Diante do caos dos últimos dias como consequência da greve dos caminhoneiros, fico imaginando como essa história seria contada pela minha filha de 9 anos a seus filhos e netos: para mover os veículos, era utilizado um combustível líquido. Funcionava assim: das profundezas do mar retiravam um líquido preto chamado petróleo, que seguia para industrias enormes chamadas refinarias, onde era transformado num líquido amarelado, que conhecemos como gasolina e diesel. Este líquido era transportado em caminhões por milhares de quilômetros pelas estradas e entregue em postos de venda de combustível.
Para andar com o veiculo, a gente se dirigia a estes postos e colocava o líquido no motor e com ele conseguia andar cerca de 400 quilômetros. Quando acabava o combustível, você procurava um destes postos de combustível para reabastecer. Daí, o preço deste combustível líquido começou a ficar muito alto, e houve uma greve dos caminhoneiros; não tinha como entregar combustível, e virou o caos.

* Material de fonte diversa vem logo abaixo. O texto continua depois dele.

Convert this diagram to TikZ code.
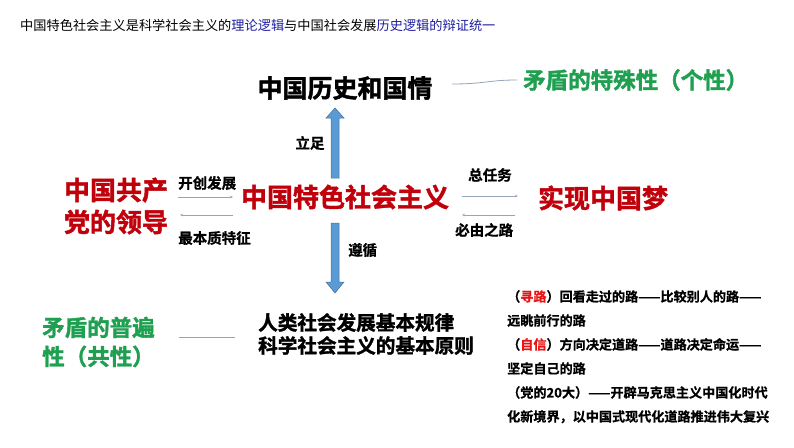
\documentclass[tikz,border=0pt]{standalone}
\usepackage{fontspec}
\setmainfont{Noto Sans CJK SC}[BoldFont={Noto Sans CJK SC Bold},BoldFeatures={FakeBold=0.8}]
\newfontfamily\heavy{Noto Sans CJK SC Bold}[FakeBold=1.6]
\usetikzlibrary{arrows.meta}
\definecolor{myred}{RGB}{192,0,10}
\definecolor{mygreen}{RGB}{30,160,80}
\definecolor{myblue}{RGB}{30,30,160}
\definecolor{linecol}{RGB}{150,165,185}
\definecolor{arrfill}{RGB}{91,155,213}
\definecolor{arrdraw}{RGB}{65,113,156}
\definecolor{brightred}{RGB}{230,20,20}
\tikzset{
  txt/.style={inner sep=0pt, anchor=center},
  big/.style={txt, font=\heavy\fontsize{26}{32}\selectfont, text=myred, align=center},
  lbl/.style={txt, font=\bfseries\fontsize{14.5}{18}\selectfont},
  grn/.style={txt, font=\heavy\fontsize{22.5}{29}\selectfont, text=mygreen, align=left},
  conn/.style={draw=linecol, line width=0.8pt},
  blockarrow/.style={fill=arrfill, draw=arrdraw, line width=0.5pt}
}
\begin{document}
\begin{tikzpicture}[x=1pt,y=-1pt]
\useasboundingbox (0,0) rectangle (794,447);
\fill[white] (0,0) rectangle (794,447);

% title
\node[txt, anchor=west, font=\fontsize{13.2}{16}\selectfont] (title) at (20,25)
  {中国特色社会主义是科学社会主义的\textcolor{myblue}{理论逻辑}与中国社会发展\textcolor{myblue}{历史逻辑的辩证统一}};

% top
\node[txt, font=\heavy\fontsize{25}{30}\selectfont] (hist) at (345,88) {中国历史和国情};
\node[grn, anchor=west] (tsx) at (523,80) {矛盾的特殊性（个性）};

% middle row
\node[big] (tese) at (345,197) {中国特色社会主义};
\node[big] (party) at (116,206) {中国共产\\党的领导};
\node[big] (dream) at (603,198) {实现中国梦};

% labels
\node[lbl, anchor=west] (kc) at (178,183) {开创发展};
\node[lbl, anchor=west] (bz) at (178,238) {最本质特征};
\node[lbl, anchor=west] (zrw) at (468,175) {总任务};
\node[lbl, anchor=west] (byzl) at (455,230) {必由之路};
\node[lbl] (lz) at (310,143) {立足};
\node[lbl, anchor=west] (zx) at (348,250) {遵循};

% bottom
\node[txt, anchor=west, font=\heavy\fontsize{19.6}{23}\selectfont, align=left] (law) at (258,334)
  {人类社会发展基本规律\\科学社会主义的基本原则};
\node[grn, anchor=west] (pbx) at (42,342) {矛盾的普遍\\性（共性）};

% right block
\node[txt, anchor=north west, font=\bfseries\fontsize{13.1}{24}\selectfont, align=left] (road) at (507,290)
  {（\textcolor{brightred}{寻路}）回看走过的路——比较别人的路——\\
   远眺前行的路\\
   （\textcolor{brightred}{自信}）方向决定道路——道路决定命运——\\
   坚定自己的路\\
   （党的20大）——开辟马克思主义中国化时代\\
   化新境界，以中国式现代化道路推进伟大复兴};

% thin connectors
\coordinate (c1a) at (452,84); \coordinate (c1b) at (517,80);
\draw[conn] (c1a) .. controls (485,84) and (488,80) .. (c1b);

\coordinate (c2a) at (178,197); \coordinate (c2b) at (233,197);
\draw[conn, -{Stealth[length=3pt,width=2.5pt]}] (c2a) -- (c2b);
\coordinate (c3a) at (233,215); \coordinate (c3b) at (180,215);
\draw[conn, -{Stealth[length=3pt,width=2.5pt]}] (c3a) -- (c3b);

\coordinate (c4a) at (462,196); \coordinate (c4b) at (518,196);
\draw[conn, -{Stealth[length=3pt,width=2.5pt]}] (c4a) -- (c4b);
\coordinate (c5a) at (515,215); \coordinate (c5b) at (462,215);
\draw[conn, -{Stealth[length=3pt,width=2.5pt]}] (c5a) -- (c5b);

\coordinate (c6a) at (179,337); \coordinate (c6b) at (235,337);
\draw[conn] (c6a) -- (c6b);

% block arrows
\draw[blockarrow] (331,178) -- (331,118) -- (326,118) -- (335,108) -- (344,118) -- (339,118) -- (339,178) -- cycle;
\draw[blockarrow] (331,223) -- (331,282) -- (326,282) -- (335,293) -- (344,282) -- (339,282) -- (339,223) -- cycle;
\end{tikzpicture}
\end{document}
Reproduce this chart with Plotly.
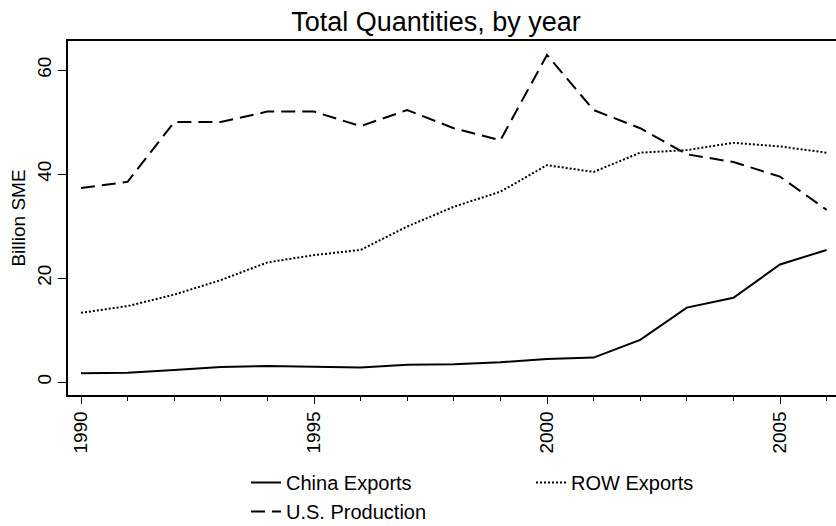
import plotly.graph_objects as go

years = list(range(1990, 2007))
china_exports = [1.7, 1.8, 2.3, 2.9, 3.1, 3.0, 2.8, 3.3, 3.4, 3.8, 4.4, 4.7, 8.1, 14.3, 16.2, 22.6, 25.4]
row_exports = [13.3, 14.6, 16.8, 19.6, 23.0, 24.4, 25.4, 29.9, 33.7, 36.6, 41.7, 40.4, 44.1, 44.6, 46.0, 45.3, 44.1]
us_production = [37.3, 38.5, 50.0, 50.0, 52.0, 52.0, 49.2, 52.3, 48.8, 46.5, 62.9, 52.3, 48.8, 43.8, 42.3, 39.5, 33.1]

x_ticks = [1990, 1995, 2000, 2005]
y_ticks = [0, 20, 40, 60]

FONT = "Liberation Sans, Arial, Helvetica, sans-serif"

fig = go.Figure()
fig.add_trace(go.Scatter(x=years, y=china_exports, mode="lines", name="China Exports",
                         line=dict(color="black", width=2, dash="solid")))
fig.add_trace(go.Scatter(x=years, y=row_exports, mode="lines", name="ROW Exports",
                         line=dict(color="black", width=2, dash="2px,2px")))
fig.add_trace(go.Scatter(x=years, y=us_production, mode="lines", name="U.S. Production",
                         line=dict(color="black", width=2, dash="14px,7px")))

fig.update_layout(
    width=836, height=526,
    margin=dict(l=68, r=0, t=41, b=131, pad=0),
    plot_bgcolor="white", paper_bgcolor="white",
    font=dict(family=FONT, color="black", size=19),
    title=dict(text="Total Quantities, by year", x=436/836, xref="container", xanchor="center",
               y=1-22/526, yref="container", yanchor="middle",
               font=dict(size=27, family=FONT, color="black")),
    showlegend=True,
    legend=dict(orientation="h", x=246/836, xref="container", xanchor="left",
                y=1-463/526, yref="container", yanchor="top",
                entrywidth=240, entrywidthmode="pixels", font=dict(size=20, family=FONT),
                bgcolor="rgba(0,0,0,0)", tracegroupgap=0, itemwidth=30),
)

fig.update_xaxes(
    range=[1990 - 13/46.6, 1990 + (836-81)/46.6],
    tickmode="array", tickvals=x_ticks, ticktext=[str(v) for v in x_ticks],
    tickangle=-90, ticks="outside", ticklen=7, tickwidth=1, tickcolor="black",
    minor=dict(dtick=1, tick0=1990, ticks="outside", ticklen=4, tickcolor="black", tickwidth=1, showgrid=False),
    showline=True, linecolor="black", linewidth=1.5, mirror=True,
    showgrid=False, zeroline=False, automargin=False,
    tickfont=dict(size=19, family=FONT),
)
fig.update_yaxes(
    range=[-2.5, 65.58],
    tickmode="array", tickvals=y_ticks, ticktext=[str(v) for v in y_ticks],
    tickangle=-90, ticks="outside", ticklen=8, tickwidth=1, tickcolor="black",
    showline=True, linecolor="black", linewidth=1.5, mirror=False,
    showgrid=False, zeroline=False, automargin=False,
    title=dict(text="Billion SME", font=dict(size=19, family=FONT), standoff=3),
    tickfont=dict(size=19, family=FONT),
)

fig.write_html("out.html", config={"displayModeBar": False},
               post_script="document.body.style.margin='0';document.body.style.overflow='hidden';")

Cerca de 60% do transporte de cargas no Brasil são feitos por caminhões. Uma parte importante poderia ser revertida para outros modais, como ferroviário, aéreo ou de navegação, mas, ainda assim, parte da carga geral destinada a conectar distâncias menores ou pulverizadas precisa do transporte rodoviário.
Parece incrível, mas quase 15% de toda carga transportada no Brasil é o próprio combustível e, por se tratar de carga muito especifica, é quase sempre um frete de retorno vazio. Uma gigantesca ineficiência.
Num sistema de transporte baseado em eletricidade, essa ineficiência desaparece, pois a energia circula pelo sistema integrado de energia elétrica. Postos de recarga podem ser estabelecidos de forma rápida em qualquer lugar e ainda serem carregados com energia solar produzida no local. Embora o investimento inicial seja alto, os preços estão caindo rapidamente e, dentro de poucos anos, já serão plenamente competitivos com veículos a combustão. Os custos de operação dos veículos elétricos são muito mais baixos, além de estes serem mais confortáveis, terem melhor performance e reduzirem drasticamente a poluição local e as emissões de gases do efeito estufa.
Apesar dos óbvios benefícios, a eletrificação do transporte tem sido solenemente ignorada nas políticas de transporte, mobilidade e desenvolvimento da indústria automobilística no Brasil, como mostra a recente licitação de ônibus urbanos em São Paulo ou o Plano Rota 2030, com incentivos para a indústria automobilística desconectados dessa realidade.
O futuro do transporte passa pela eletrificação. Que a crise atual, pelo menos, sirva para acelerar a sua implementação.